- [What needs to be done]
Begin at the first line of the data and copy each line through the one containing "from matplotlib.patches import PathPatch", that line included, with no pictures.

- [Supplied material]
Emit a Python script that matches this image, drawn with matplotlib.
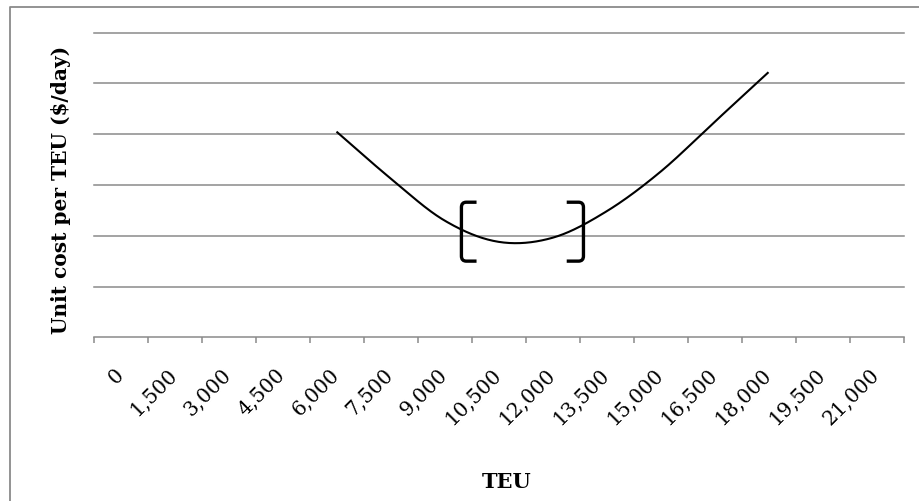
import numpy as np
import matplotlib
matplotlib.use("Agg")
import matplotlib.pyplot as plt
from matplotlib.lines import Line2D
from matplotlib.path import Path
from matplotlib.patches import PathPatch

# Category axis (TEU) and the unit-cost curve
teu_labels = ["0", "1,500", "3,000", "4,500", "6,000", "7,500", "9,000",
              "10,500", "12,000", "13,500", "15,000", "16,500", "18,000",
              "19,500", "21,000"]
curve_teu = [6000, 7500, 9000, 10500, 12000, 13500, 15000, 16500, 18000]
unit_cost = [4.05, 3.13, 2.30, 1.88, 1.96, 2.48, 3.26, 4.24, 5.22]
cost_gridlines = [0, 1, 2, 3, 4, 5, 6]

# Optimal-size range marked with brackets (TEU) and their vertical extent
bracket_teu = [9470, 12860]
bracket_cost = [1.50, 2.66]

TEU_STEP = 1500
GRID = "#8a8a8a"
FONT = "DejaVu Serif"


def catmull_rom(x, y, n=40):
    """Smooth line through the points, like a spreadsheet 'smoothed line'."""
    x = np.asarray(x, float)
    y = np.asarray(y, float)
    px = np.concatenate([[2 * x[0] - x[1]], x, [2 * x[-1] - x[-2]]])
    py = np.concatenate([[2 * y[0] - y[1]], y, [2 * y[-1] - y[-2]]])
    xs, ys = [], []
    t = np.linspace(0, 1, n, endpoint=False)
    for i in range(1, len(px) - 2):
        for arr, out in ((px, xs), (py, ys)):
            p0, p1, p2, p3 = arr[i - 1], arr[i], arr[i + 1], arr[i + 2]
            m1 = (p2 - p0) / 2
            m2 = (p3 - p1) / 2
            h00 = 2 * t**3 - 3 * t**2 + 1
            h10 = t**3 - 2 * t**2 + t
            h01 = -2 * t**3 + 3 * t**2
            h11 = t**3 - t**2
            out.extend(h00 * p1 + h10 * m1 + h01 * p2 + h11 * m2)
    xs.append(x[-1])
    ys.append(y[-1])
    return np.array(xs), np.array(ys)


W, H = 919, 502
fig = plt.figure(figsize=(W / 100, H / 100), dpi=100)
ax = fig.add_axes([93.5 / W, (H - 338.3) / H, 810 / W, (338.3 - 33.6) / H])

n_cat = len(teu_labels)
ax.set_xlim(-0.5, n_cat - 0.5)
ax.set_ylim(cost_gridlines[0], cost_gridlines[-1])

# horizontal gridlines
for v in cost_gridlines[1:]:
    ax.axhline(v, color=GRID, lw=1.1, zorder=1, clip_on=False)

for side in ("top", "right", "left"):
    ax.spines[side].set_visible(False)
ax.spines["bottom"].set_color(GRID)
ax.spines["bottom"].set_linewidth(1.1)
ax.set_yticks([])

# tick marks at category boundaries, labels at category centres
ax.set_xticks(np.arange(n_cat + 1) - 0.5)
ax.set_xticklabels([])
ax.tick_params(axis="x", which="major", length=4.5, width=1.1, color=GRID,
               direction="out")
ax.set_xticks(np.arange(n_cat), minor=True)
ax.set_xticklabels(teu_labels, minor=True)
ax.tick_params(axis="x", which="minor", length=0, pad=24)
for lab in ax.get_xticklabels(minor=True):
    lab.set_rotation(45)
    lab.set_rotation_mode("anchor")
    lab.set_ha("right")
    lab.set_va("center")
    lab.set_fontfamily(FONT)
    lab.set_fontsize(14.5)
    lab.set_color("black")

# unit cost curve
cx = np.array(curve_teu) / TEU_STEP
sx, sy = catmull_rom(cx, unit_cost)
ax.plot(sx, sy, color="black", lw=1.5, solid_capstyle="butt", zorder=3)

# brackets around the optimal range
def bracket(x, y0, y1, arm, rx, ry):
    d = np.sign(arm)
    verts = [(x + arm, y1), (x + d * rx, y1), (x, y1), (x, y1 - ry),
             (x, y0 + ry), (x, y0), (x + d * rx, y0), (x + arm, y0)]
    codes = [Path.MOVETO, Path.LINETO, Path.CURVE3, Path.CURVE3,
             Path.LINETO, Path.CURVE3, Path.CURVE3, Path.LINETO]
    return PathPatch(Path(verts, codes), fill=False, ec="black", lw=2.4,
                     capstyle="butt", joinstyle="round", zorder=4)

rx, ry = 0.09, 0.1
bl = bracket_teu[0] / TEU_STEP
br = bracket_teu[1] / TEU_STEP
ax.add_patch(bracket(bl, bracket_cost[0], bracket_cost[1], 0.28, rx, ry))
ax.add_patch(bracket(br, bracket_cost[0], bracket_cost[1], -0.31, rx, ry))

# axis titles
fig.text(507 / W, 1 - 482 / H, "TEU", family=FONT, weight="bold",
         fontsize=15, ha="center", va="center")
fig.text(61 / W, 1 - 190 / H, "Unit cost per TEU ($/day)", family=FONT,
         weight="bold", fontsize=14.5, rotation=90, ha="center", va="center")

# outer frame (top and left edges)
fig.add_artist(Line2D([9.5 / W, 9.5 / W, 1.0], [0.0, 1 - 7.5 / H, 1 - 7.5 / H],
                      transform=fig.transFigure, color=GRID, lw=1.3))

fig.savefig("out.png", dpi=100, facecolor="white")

- [Completed exercise]
Emit a Python script that matches this image, drawn with matplotlib.
import numpy as np
import matplotlib
matplotlib.use("Agg")
import matplotlib.pyplot as plt
from matplotlib.lines import Line2D
from matplotlib.path import Path
from matplotlib.patches import PathPatch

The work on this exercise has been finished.